4C. You see, once you get into a marriage you should not have gotten into there is no way out without committing sin. I'd call that a snare. Paul just wanted to protect folks by giving them good advice to heed and follow when making one of life's major decisions.
2B. The Goal In All Of This?
". . . that ye may attend upon the Lord without distraction."
1C. You see, most Christians have been given a sexual appetite that really must be met to avoid fornication. Those of us who are in this situation have actually been given a gift to deal with distractions and continue serving Christ as we ought to.
2C. But there are some Christians who are gifted differently. For them marriage will be a distraction of such major proportions that they will probably never again effectively serve the Lord once they are bound in marriage.
3C. So, which will it be that distracts you? An unmet sexual need that requires you to marry and serve God with a spouse so you won't be distracted by temptations, or should you stay single so you won't be distracted by the cares and concerns of married life?
4C. Your goal in seeking the answer ought to be the answer that best enables you to serve God without undue distraction, be it the distraction of an unmet sexual appetite or the distraction of a marriage you don't really need.
1. Did God make you to be a single Christian or one of the marrying kind?
2. Such factors as what your friends are doing, or whether you really like children, or whether you want
the companionship of a spouse during your life, are factors that are really irrelevant in finding the best answer for you.
3. When determining whether or not God has equipped you to serve Him single or married there ought to be only two considerations:
#1, can you survive as a single Christian serving God without having your sexual needs met by a spouse on a regular basis?
#2, will you be able to overcome the obvious distractions that married people must contend with and still serve God effectively and faithfully?
4. If the answer to the first question is "No" then marriage is in your future.

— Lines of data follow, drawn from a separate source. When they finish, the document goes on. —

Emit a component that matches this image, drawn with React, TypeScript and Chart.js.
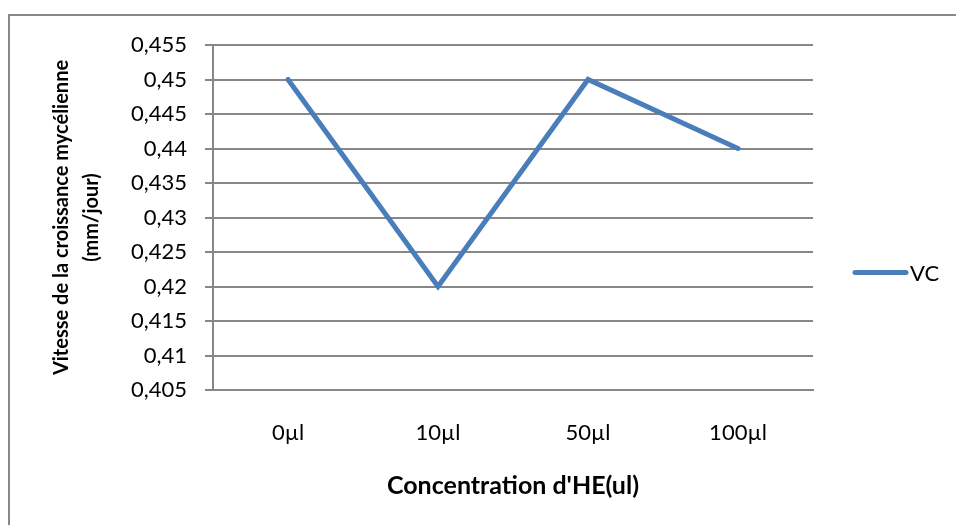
import React, { useEffect, useRef } from "react";
import { Chart, registerables } from "chart.js";

Chart.register(...registerables);

// Essential-oil concentrations and the measured mycelial growth speed
const categories = ["0µl", "10µl", "50µl", "100µl"];
const vcValues = [0.45, 0.42, 0.45, 0.44];
const yTicks = [0.405, 0.41, 0.415, 0.42, 0.425, 0.43, 0.435, 0.44, 0.445, 0.45, 0.455];
const seriesLabel = "VC";
const yTitle = ["Vitesse de la croissance mycélienne", "(mm/jour)"];
const xTitle = "Concentration d'HE(ul)";

const FONT = "Lato, 'Open Sans', sans-serif";
const GRID = "#878787";
const LINE = "#4a7ebb";

const fmt = (v: number) => String(Number(v.toFixed(3))).replace(".", ",");

// Frame around the chart plus a hand-drawn legend entry
const framePlugin = {
  id: "frame",
  beforeDraw(chart: any) {
    const ctx = chart.ctx;
    ctx.save();
    ctx.fillStyle = "#ffffff";
    ctx.fillRect(0, 0, chart.width, chart.height);
    ctx.strokeStyle = GRID;
    ctx.lineWidth = 2;
    ctx.beginPath();
    ctx.moveTo(9, 1000);
    ctx.lineTo(9, 15);
    ctx.lineTo(2000, 15);
    ctx.stroke();
    ctx.restore();
  },
  afterDraw(chart: any) {
    const ctx = chart.ctx;
    const ds = chart.data.datasets[0];
    const area = chart.chartArea;
    const y = (area.top + area.bottom) / 2 + 55;
    ctx.save();
    ctx.strokeStyle = ds.borderColor;
    ctx.lineWidth = 5;
    ctx.lineCap = "round";
    ctx.beginPath();
    ctx.moveTo(855, y);
    ctx.lineTo(906, y);
    ctx.stroke();
    ctx.fillStyle = "#000";
    ctx.font = `22px ${FONT}`;
    ctx.textBaseline = "middle";
    ctx.textAlign = "left";
    ctx.fillText(ds.label, 910, y + 1);
    ctx.restore();
  },
};

export default function App() {
  const ref = useRef<HTMLCanvasElement>(null);

  useEffect(() => {
    const canvas = ref.current;
    if (!canvas) return;
    const chart = new Chart(canvas, {
      type: "line",
      data: {
        labels: categories,
        datasets: [
          {
            label: seriesLabel,
            data: vcValues,
            borderColor: LINE,
            backgroundColor: LINE,
            borderWidth: 5,
            borderCapStyle: "round",
            borderJoinStyle: "miter",
            pointRadius: 0,
            tension: 0,
          },
        ],
      },
      options: {
        responsive: false,
        animation: false,
        layout: { padding: { left: 8, top: 45, right: 143, bottom: 0 } },
        plugins: {
          legend: { display: false },
          tooltip: { enabled: false },
        },
        scales: {
          x: {
            offset: true,
            grid: { display: false, drawTicks: false },
            border: { display: true, color: GRID, width: 2 },
            ticks: {
              color: "#000",
              padding: 30,
              font: { family: FONT, size: 22 },
            },
            title: {
              display: true,
              text: xTitle,
              color: "#000",
              font: { family: FONT, size: 25, weight: "bold", lineHeight: 1.2 },
              padding: { top: 0, bottom: 24 },
            },
            afterFit(scale: any) {
              scale.height = 135;
            },
          },
          y: {
            min: 0.405,
            max: 0.455,
            grid: { color: GRID, lineWidth: 2, tickLength: 8, drawTicks: true },
            border: { display: true, color: GRID, width: 2 },
            ticks: {
              color: "#000",
              padding: 18,
              font: { family: FONT, size: 22 },
              callback: (v: any) => fmt(Number(v)),
            },
            afterBuildTicks(scale: any) {
              scale.ticks = yTicks.map((v) => ({ value: v }));
            },
            title: {
              display: true,
              text: yTitle,
              color: "#000",
              font: { family: FONT, size: 20, weight: "bold", lineHeight: 1.5 },
              padding: { top: 39, bottom: 0 },
            },
            afterFit(scale: any) {
              scale.width = 205;
            },
          },
        },
      },
      plugins: [framePlugin],
    });
    return () => chart.destroy();
  }, []);

  return (
    <div style={{ position: "fixed", left: 0, top: 0, width: 956, height: 525, background: "#fff" }}>
      <canvas ref={ref} width={956} height={525} style={{ display: "block" }} />
    </div>
  );
}
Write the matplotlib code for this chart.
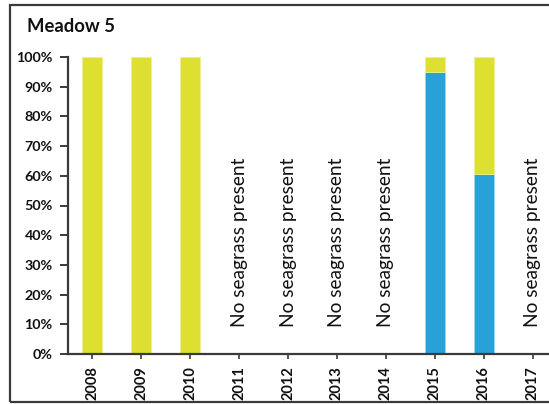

But if the answer to the first question is "No" and the answer to the second question is also "No," then marriage is not in your immediate future. You will need to spiritually mature a bit so that you can manage the problems that marriage brings into a Christian's life.
5. Some of you, however, are able to answer question #1 with a "Yes." You can survive without regular sexual activity. For you, based on what Paul has told us, marriage should not be in your plans for the future, at least as far as you know for now.
6. To you I would say, "Don't go looking for a mate, and certainly don't commit sin and make it that much harder for you to have good spiritual discernment in this matter."
7. If you are a virgin, remain a virgin until you have to get married to keep from sinning. Taking that approach will ensure that if you get married it will more likely be because it's God's will for you to marry, not the result of you possessing knowledge that won't help you in making this decision.
8. And why are these considerations so important? Because, though Christianity isn't better for the virgin, it can be easier for the virgin. So why make things harder than they need to be?
9. For those of you who have stayed with me throughout our studies of First Corinthians chapter 7, the eleven verses we have just studied are seen as yet another proof that God does have a plan to meet your physical needs.
10. This passage can be of tremendous help to a virgin who is asking God if he or she really has a legitimate need that can only be met in marriage, or not.
11. But this text is also an example of the fact that whatever your need is, be it physical, emotional, or spiritual, there is a God Who cares. There is a God Who loves you enough to both be concerned about your need and to do something about your need.